2. Follow the law of the place where testator was domiciled at the time of the revocation.

If testator domiciled in the Philippines (not governed by Art. 829)

1. Follow Philippine law (consistently with the domiciliary principle followed by this Article)

2. Follow the law of the place of revocation (consistently with the principle of lex loci celebretionis in Article 17)

3. Follow the law of the place where the will was made (by analogy with the rules on revocation where the testator is a non-Philippine domiciliary)

Article 830

This article enumerates the modes of revoking a will under Philippine law.:

1. By operation of law

a. Preterition

b. Legal separation (Article 63 par 4)

c. Unworthiness to succeed

d. Transformation, alienation, or loss of the object devised or bequeathed (Article 957)

2. By a subsequent will or codicil

The revocation may also be total or partial

Requisites for a valid revocation by a subsequent instrument:

a. The subsequent instrument must comply with the formal requirements of a will;

b. The testator must possess testamentary capacity

c.

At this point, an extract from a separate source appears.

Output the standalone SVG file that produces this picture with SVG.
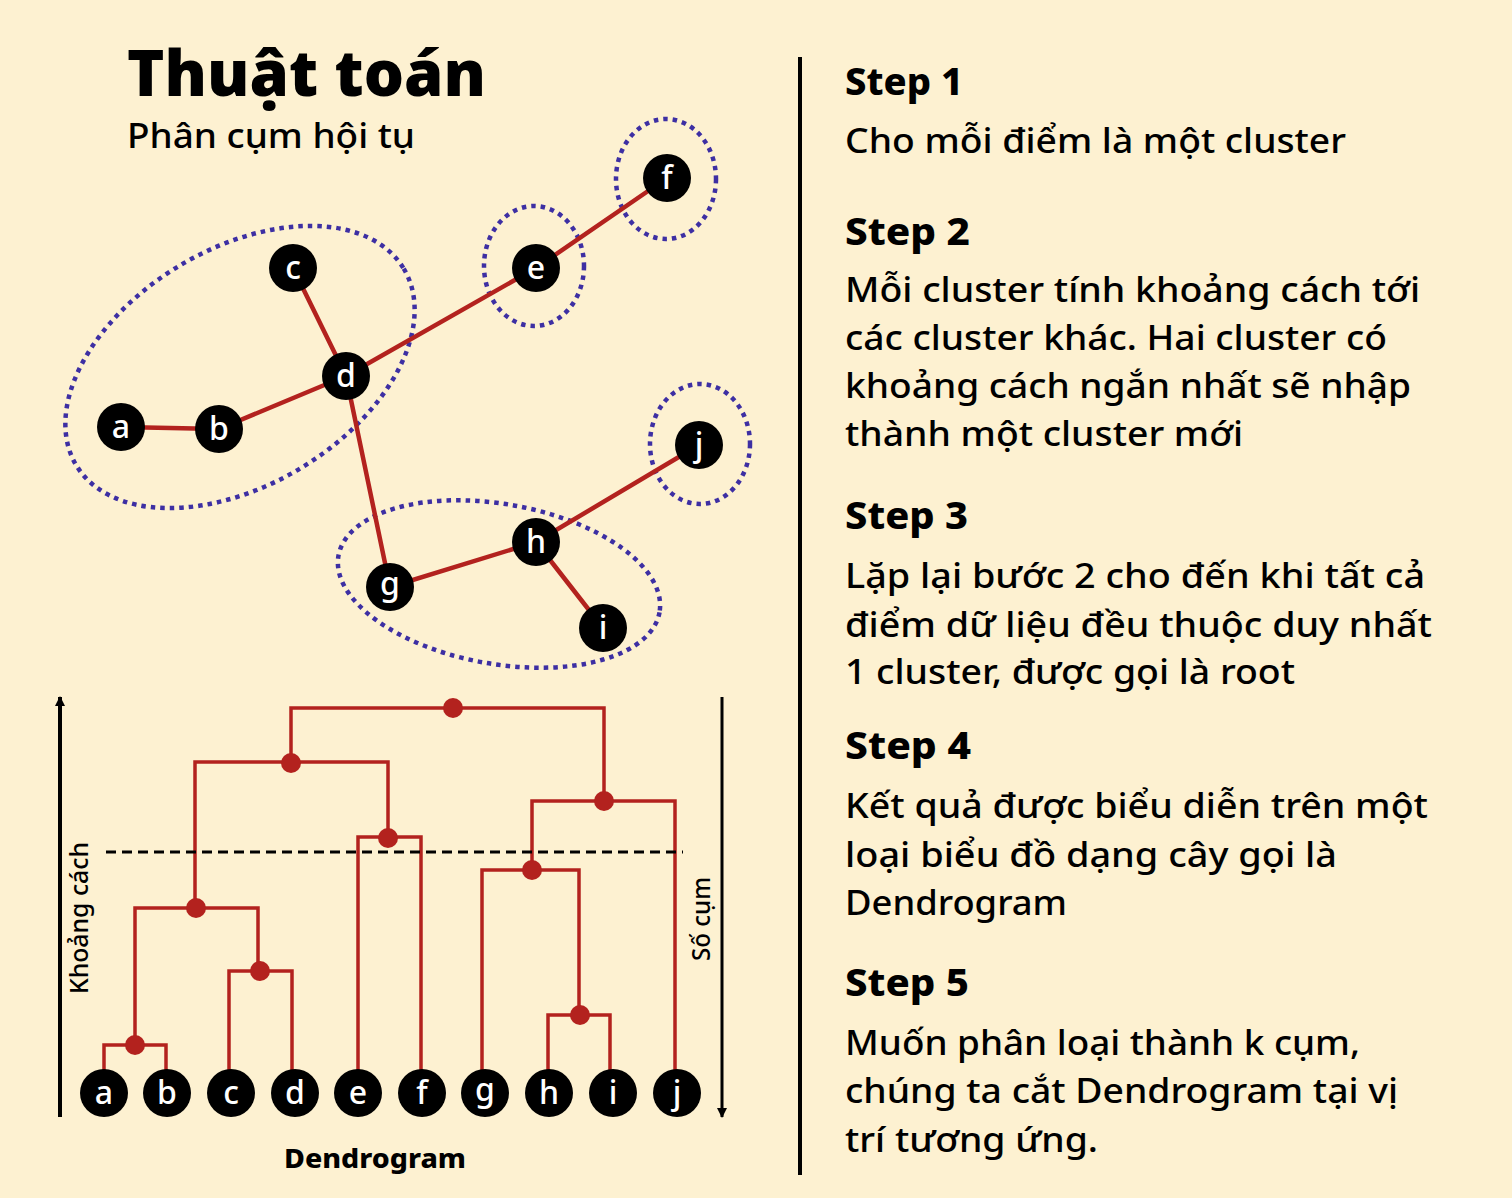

The subsequent instrument must either contain an express revocatory clause or be incompatible with the prior will.

3. By physical destruction

The law gives four ways of destroying:

1. Burning

2. Tearing

3. Cancelling

4. Oblitering

Revocation by overt acts:

1. Testamentary capacity of the testator at the time of revocation

2. The burning, tearing, cancellation or obliteration of the will by the testator or by another in his presence and his express direction

3. The completion of the subjective phase of the act

4. The intent to revoke or animus revocandi.

X.      ALTERATION IN A HOLOGRAPHIC WILL.

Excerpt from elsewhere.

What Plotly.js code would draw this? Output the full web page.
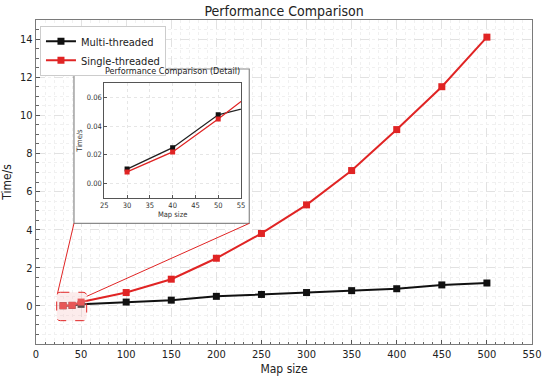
<!DOCTYPE html>
<html>
<head>
<meta charset="utf-8">
<script src="https://cdn.plot.ly/plotly-3.0.1.min.js"></script>
<style>html,body{margin:0;padding:0;background:#fff;}#chart{width:550px;height:382px;}</style>
</head>
<body>
<div id="chart"></div>
<script>
// Main chart data
var mapSizes = [30, 40, 50, 100, 150, 200, 250, 300, 350, 400, 450, 500];
var multiThreaded = [0.01, 0.025, 0.08, 0.2, 0.3, 0.5, 0.6, 0.7, 0.8, 0.9, 1.1, 1.2];
var singleThreaded = [0.008, 0.03, 0.2, 0.7, 1.4, 2.5, 3.8, 5.3, 7.1, 9.25, 11.5, 14.1];

// Inset (detail) data
var detailSizes = [30, 40, 50, 60];
var detailMulti = [0.010, 0.025, 0.048, 0.056];
var detailSingle = [0.008, 0.022, 0.045, 0.0695];

var xTicks = [0, 50, 100, 150, 200, 250, 300, 350, 400, 450, 500, 550];
var yTicks = [0, 2, 4, 6, 8, 10, 12, 14];
var detailXTicks = [25, 30, 35, 40, 45, 50, 55];
var detailYTicks = [0, 0.02, 0.04, 0.06];
var detailYLabels = ['0.00', '0.02', '0.04', '0.06'];

var RED = '#e02424';
var BLACK = '#111111';
var FONT = 'DejaVu Sans Condensed, DejaVu Sans, sans-serif';

var traces = [
  {x: mapSizes, y: multiThreaded, name: 'Multi-threaded', mode: 'lines+markers',
   line: {color: BLACK, width: 2}, marker: {symbol: 'square', size: 7, color: BLACK},
   xaxis: 'x', yaxis: 'y'},
  {x: mapSizes, y: singleThreaded, name: 'Single-threaded', mode: 'lines+markers',
   line: {color: RED, width: 2}, marker: {symbol: 'square', size: 7, color: RED},
   xaxis: 'x', yaxis: 'y'},
  {x: detailSizes, y: detailMulti, name: 'Multi-threaded', mode: 'lines+markers', showlegend: false,
   line: {color: '#222', width: 1.3}, marker: {symbol: 'square', size: 5, color: BLACK},
   xaxis: 'x2', yaxis: 'y2'},
  {x: detailSizes, y: detailSingle, name: 'Single-threaded', mode: 'lines+markers', showlegend: false,
   line: {color: RED, width: 1.3}, marker: {symbol: 'square', size: 5, color: RED},
   xaxis: 'x2', yaxis: 'y2'}
];

var axisCommon = {
  showline: true, linecolor: '#7a7a7a', linewidth: 1.2, mirror: true,
  ticks: 'inside', ticklen: 4, tickwidth: 1, tickcolor: '#555',
  gridcolor: '#e2e2e2', griddash: 'dash', gridwidth: 1,
  zeroline: false,
  tickfont: {family: FONT, size: 11, color: '#222'}
};

var layout = {
  width: 550, height: 382,
  margin: {l: 36, r: 18, t: 20, b: 38},
  paper_bgcolor: '#ffffff', plot_bgcolor: '#ffffff',
  font: {family: FONT, color: '#222'},
  title: {text: 'Performance Comparison', font: {family: FONT, size: 14, color: '#222'},
          x: 0.5165, xanchor: 'center', y: 0.972, yanchor: 'middle'},
  showlegend: true,
  legend: {x: 0.008, y: 0.982, xanchor: 'left', yanchor: 'top',
           bgcolor: '#ffffff', bordercolor: '#cccccc', borderwidth: 1,
           font: {family: FONT, size: 11, color: '#222'}, itemwidth: 30,
           tracegroupgap: 0},
  xaxis: Object.assign({}, axisCommon, {
    range: [0, 550], tickvals: xTicks, ticktext: xTicks.map(String),
    minor: {dtick: 10, ticks: 'inside', ticklen: 2.5, tickcolor: '#666', showgrid: true, gridcolor: '#f0f0f0', griddash: 'dot'},
    title: {text: 'Map size', font: {family: FONT, size: 12, color: '#222'}, standoff: 4},
    domain: [0, 1]
  }),
  yaxis: Object.assign({}, axisCommon, {
    range: [-2, 15], tickvals: yTicks, ticktext: yTicks.map(String),
    minor: {dtick: 0.5, ticks: 'inside', ticklen: 2.5, tickcolor: '#666', showgrid: true, gridcolor: '#f0f0f0', griddash: 'dot'},
    title: {text: 'Time/s', font: {family: FONT, size: 12, color: '#222'}, standoff: 8},
    domain: [0, 1]
  }),
  xaxis2: {
    anchor: 'y2', domain: [0.1377, 0.4133], range: [25, 55],
    tickmode: 'array', tickvals: detailXTicks, ticktext: detailXTicks.map(String), tickangle: 0,
    showline: true, linecolor: '#555', linewidth: 1, mirror: true,
    ticks: 'inside', ticklen: 3, tickcolor: '#555',
    showgrid: true, gridcolor: '#e6e6e6', griddash: 'dot', zeroline: false,
    tickfont: {family: FONT, size: 7.5, color: '#333'},
    title: {text: 'Map size', font: {family: FONT, size: 7.5, color: '#333'}, standoff: 2}
  },
  yaxis2: {
    anchor: 'x2', domain: [0.4515, 0.8046], range: [-0.01, 0.07],
    tickmode: 'array', tickvals: detailYTicks, ticktext: detailYLabels,
    showline: true, linecolor: '#555', linewidth: 1, mirror: true,
    ticks: 'inside', ticklen: 3, tickcolor: '#555',
    showgrid: true, gridcolor: '#e6e6e6', griddash: 'dot', zeroline: false,
    tickfont: {family: FONT, size: 7.5, color: '#333'},
    title: {text: 'Time/s', font: {family: FONT, size: 7.5, color: '#333'}, standoff: 3}
  },
  annotations: [
    {text: 'Performance Comparison (Detail)', xref: 'paper', yref: 'paper',
     x: 0.2755, y: 0.8195, xanchor: 'center', yanchor: 'bottom', showarrow: false,
     font: {family: FONT, size: 9, color: '#222'}}
  ],
  shapes: [
    // inset frame (white card)
    {type: 'rect', xref: 'x', yref: 'y', x0: 42.1, x1: 236.5, y0: 4.33, y1: 12.43,
     fillcolor: '#ffffff', line: {color: '#8a8a8a', width: 1.2}, layer: 'between'},
    // connectors
    {type: 'line', xref: 'x', yref: 'y', x0: 23.6, y0: 0.6, x1: 42.1, y1: 4.33,
     line: {color: RED, width: 1}},
    {type: 'line', xref: 'x', yref: 'y', x0: 56.2, y0: 0.5, x1: 236.5, y1: 4.33,
     line: {color: RED, width: 1}},
    // highlight rounded rect
    {type: 'path', xref: 'x', yref: 'y',
     path: 'M 27,0.714 L 52.2,0.714 Q 56.2,0.714 56.2,0.5 L 56.2,-0.56 Q 56.2,-0.776 52.2,-0.776 L 27,-0.776 Q 22.95,-0.776 22.95,-0.56 L 22.95,0.5 Q 22.95,0.714 27,0.714 Z',
     fillcolor: 'rgba(245,195,195,0.32)', line: {color: RED, width: 1, dash: 'dash'}, layer: 'above'}
  ]
};

Plotly.newPlot('chart', traces, layout, {displayModeBar: false, staticPlot: true});
</script>
</body>
</html>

Requisites to make a valid alteration.

 

ARTICLE 814. In case of any insertion, cancellation, erasure, or alteration in a holding in a holographic will, the testator must authenticate the same by his full signature.

 

Amendments may be done in a holographic will by cancellation, addition, erasure or alteration, provided they are authenticated by the full signature of the testator himself.

The date is not required because it is presumed that the alteration to the will was made at the time or date of its execution.

Any cancellation, addition, erasure or alteration in a holographic will is precisely executed in consideration of secrecy.

 

Effect of lack of authenticating signature: Any cancellation, erasure, or alteration must be authenticated by the testator.

Failure to do so would result in the nullity of the cancellation, addition, erasure of alteration as if it was not written at all.

The will would stand as it were prior to the cancellation, addition, erasure or alteration.

NOTE:

Full signature does not necessarily mean the testator’s full name; it rather means his usual and customary signature.

 

XI.    SPECAIL RULES FOR HANDICAPPED TESTATORS.

 

Art. 807. If the testator be deaf, or a deaf-mute, he must personally read the will, if able to do so; otherwise, he shall designate two persons to read it and communicate to him, in some practicable manner, the contents thereof. (n)

 

Art. 808. If the testator is blind, the will shall be read to him twice; once, by one of the subscribing witnesses, and again, by the notary public before whom the will is acknowledged. (n)

 

These two articles lay down special requirements for handicapped testators.

A. For deaf/deaf-mute testator:

1. If able to read – he must read the will personally

2. If unable to read – he must designate two persons to read the will and communicate to him, in some practicable manner its contents.

B. For blind testator:

Will to be read to him twice, once by one of the subscribing witnesses, and another time by the notary.

 

Failure to comply with these rules would result in nullity and denial of probate.